The wooden gods of the other
nations never showed up out of the blue and asked their people to go to a brand
new land that they would show them. In fact the gods of the other nations never
really asked their people to do anything at all, much less anything
uncomfortable. They were confined to a fixed and safe imagination in that sense.
But yet curiously, the other
nations still felt a need to worship something, someone. They harbored that insuppressible
suspicion, same as the Hebrews, that they were not alone on this earth, that
they did not create themselves. Perhaps all souls are similar here, that
something is not right, that the pinnacle of existence cannot be just us. We
are not good enough to be the end of it all. We are too broken and we know
that. Apparently, we have always known that.
‘You can pray that I will bring the next rainy season for your crops and
I promise I will. But I am also doing something else. I am doing something you
know nothing about. I am doing something new because I am working a plan that
you cannot see. You cannot see it because you do not have eyes to see it yet. I
am bringing the dead back to life. I am restoring you into my family because
you are my children and we will be one again. You don’t remember when we were a
family, but you will know it once more. You do not know you are dead, but you
are. But my love for you is stronger than Death. I will prove that to you. I
will live with you because I have bound myself to you. You are mine and I am yours
and you will live; this I promise by my own name, the name you know nothing
about...yet.’
When the Hebrews started talking
about their God, he was something totally distinct from every other god of
every other nation. He was beyond comprehension. He was beyond human
description. He was a God unseen, working out a plan unknown and he did things
that the Hebrews never asked him to do! He was an unpredictable God, but a God
you could depend on. He was an exciting God.
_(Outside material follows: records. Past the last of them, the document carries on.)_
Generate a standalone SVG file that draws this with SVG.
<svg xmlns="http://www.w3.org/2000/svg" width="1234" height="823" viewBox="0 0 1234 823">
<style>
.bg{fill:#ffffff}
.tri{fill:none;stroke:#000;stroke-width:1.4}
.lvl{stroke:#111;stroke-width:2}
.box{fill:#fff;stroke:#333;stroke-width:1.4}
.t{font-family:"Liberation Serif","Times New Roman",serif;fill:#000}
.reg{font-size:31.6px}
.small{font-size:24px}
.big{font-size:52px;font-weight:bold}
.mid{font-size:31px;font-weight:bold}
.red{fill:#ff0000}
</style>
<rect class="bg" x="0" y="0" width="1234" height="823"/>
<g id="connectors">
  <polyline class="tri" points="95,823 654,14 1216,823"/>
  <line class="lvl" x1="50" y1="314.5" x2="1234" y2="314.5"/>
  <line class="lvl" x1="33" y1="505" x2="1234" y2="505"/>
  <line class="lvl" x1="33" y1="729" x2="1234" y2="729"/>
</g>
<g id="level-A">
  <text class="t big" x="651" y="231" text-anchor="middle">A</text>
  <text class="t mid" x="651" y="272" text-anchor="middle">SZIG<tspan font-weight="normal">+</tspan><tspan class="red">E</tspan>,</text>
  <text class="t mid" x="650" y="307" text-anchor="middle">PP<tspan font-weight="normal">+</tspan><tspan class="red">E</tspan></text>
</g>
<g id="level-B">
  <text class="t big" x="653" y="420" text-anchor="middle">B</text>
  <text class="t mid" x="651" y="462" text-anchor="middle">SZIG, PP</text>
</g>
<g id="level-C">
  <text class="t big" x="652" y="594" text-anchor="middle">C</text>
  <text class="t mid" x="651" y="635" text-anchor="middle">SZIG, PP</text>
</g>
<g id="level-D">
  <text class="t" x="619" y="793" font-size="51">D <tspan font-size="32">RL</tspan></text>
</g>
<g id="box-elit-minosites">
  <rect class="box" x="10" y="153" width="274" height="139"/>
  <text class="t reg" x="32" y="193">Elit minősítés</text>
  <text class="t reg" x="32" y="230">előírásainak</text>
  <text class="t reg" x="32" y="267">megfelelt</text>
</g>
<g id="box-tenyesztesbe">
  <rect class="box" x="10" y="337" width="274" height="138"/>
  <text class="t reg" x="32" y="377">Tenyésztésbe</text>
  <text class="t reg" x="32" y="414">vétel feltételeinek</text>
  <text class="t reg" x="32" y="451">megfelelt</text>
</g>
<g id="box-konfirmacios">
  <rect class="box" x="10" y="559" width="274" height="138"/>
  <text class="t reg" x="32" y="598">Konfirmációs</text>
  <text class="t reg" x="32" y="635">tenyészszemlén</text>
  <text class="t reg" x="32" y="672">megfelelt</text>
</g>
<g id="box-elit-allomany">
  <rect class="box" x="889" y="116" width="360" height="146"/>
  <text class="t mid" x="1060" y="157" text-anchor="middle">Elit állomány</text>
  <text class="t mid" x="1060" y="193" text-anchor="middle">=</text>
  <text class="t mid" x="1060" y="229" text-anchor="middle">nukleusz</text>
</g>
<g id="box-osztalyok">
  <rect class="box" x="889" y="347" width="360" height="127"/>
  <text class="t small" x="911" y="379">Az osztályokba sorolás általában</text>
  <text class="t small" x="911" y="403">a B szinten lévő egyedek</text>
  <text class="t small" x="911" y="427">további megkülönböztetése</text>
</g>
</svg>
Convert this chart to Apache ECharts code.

He was a God you could not explain
but only shrug your shoulders at and say, ‘I trust him. I have faith that he’s
good. My soul tells me he’s real, he’s true, he’s working. My soul says to go
into the unknown with this invisible, adventurous God. Because he says he is my
Father. He says he loves me. He says he is for all women and men…I believe
him.’
He did not tell the Hebrews the full plan, but
just that he was for them, that he was on their side and that they were chosen
for the sake of the all the earth. His requests have always been radical taking
us to the very heart of the matter. And it is the same today when he comes to
your soul and asks you to arise and follow him.
‘Come die with me!’ he says. ‘If
anyone would come after me, let him deny himself, take up his cross and follow
me. Then and only then, will I give him a new life, real life. Then, and only
then, will he understand what to live really means.’
God has not changed his methods. As
it was with Abram, so it is today. In the Old or the New and even in the meadow
of the now, his first word to us is
always the same: Arise! Come die with me!
So that you may truly live.
But he is not a tyrant. For a
tyrant uses seductive words commanding his followers to die and he alone
benefits. Not so with our God. For Jesus uses blunt, unattractive words telling
us to follow him only if we desire true life…and
then he goes and dies first…but does not stay dead.